On the fourth day, we drove four hours to a small village in Northern Haiti called Desdesdunnes. This village was filled with small shacks and emaciated children.
The children huddled into the village church, a small tin shack with derelict benches. Around 250 of them crammed into the tight space.
We then distributed to the children one of two meals they would get all week: a small plate of rice and a glass of clean water. At one point, the center ran out of water, something that happens often, and we ended up giving them water from a jug that we had brought with us.
To think that running out of water is something that is a normal occurance to us was eye opening. Food and water are the most basic necessities of life, and to see that some places don’t have them affected everyone on the trip.

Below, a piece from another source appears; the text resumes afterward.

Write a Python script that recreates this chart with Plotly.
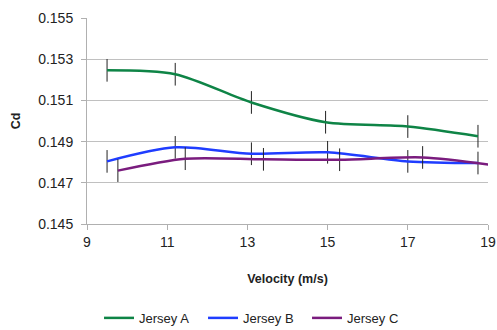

Certainly, while we were feeding them, we felt like we were actually making change. This was a new feeling for most of us and it was extremely empowering. As we watched the children eat, we felt satisfied ourselves because of the work we were doing.
Although we might have made some change in Haiti, the immersion trip opened our minds to the huge amount of work to be done. In that country alone, there were more starving people than we could ever feed.
But rather than discourage us from pursuing this goal, Haiti inspired us to want to do more. This is because it gave us a glimpse into the joy we could receive from helping others, a joy you do not have to journey to Haiti to find.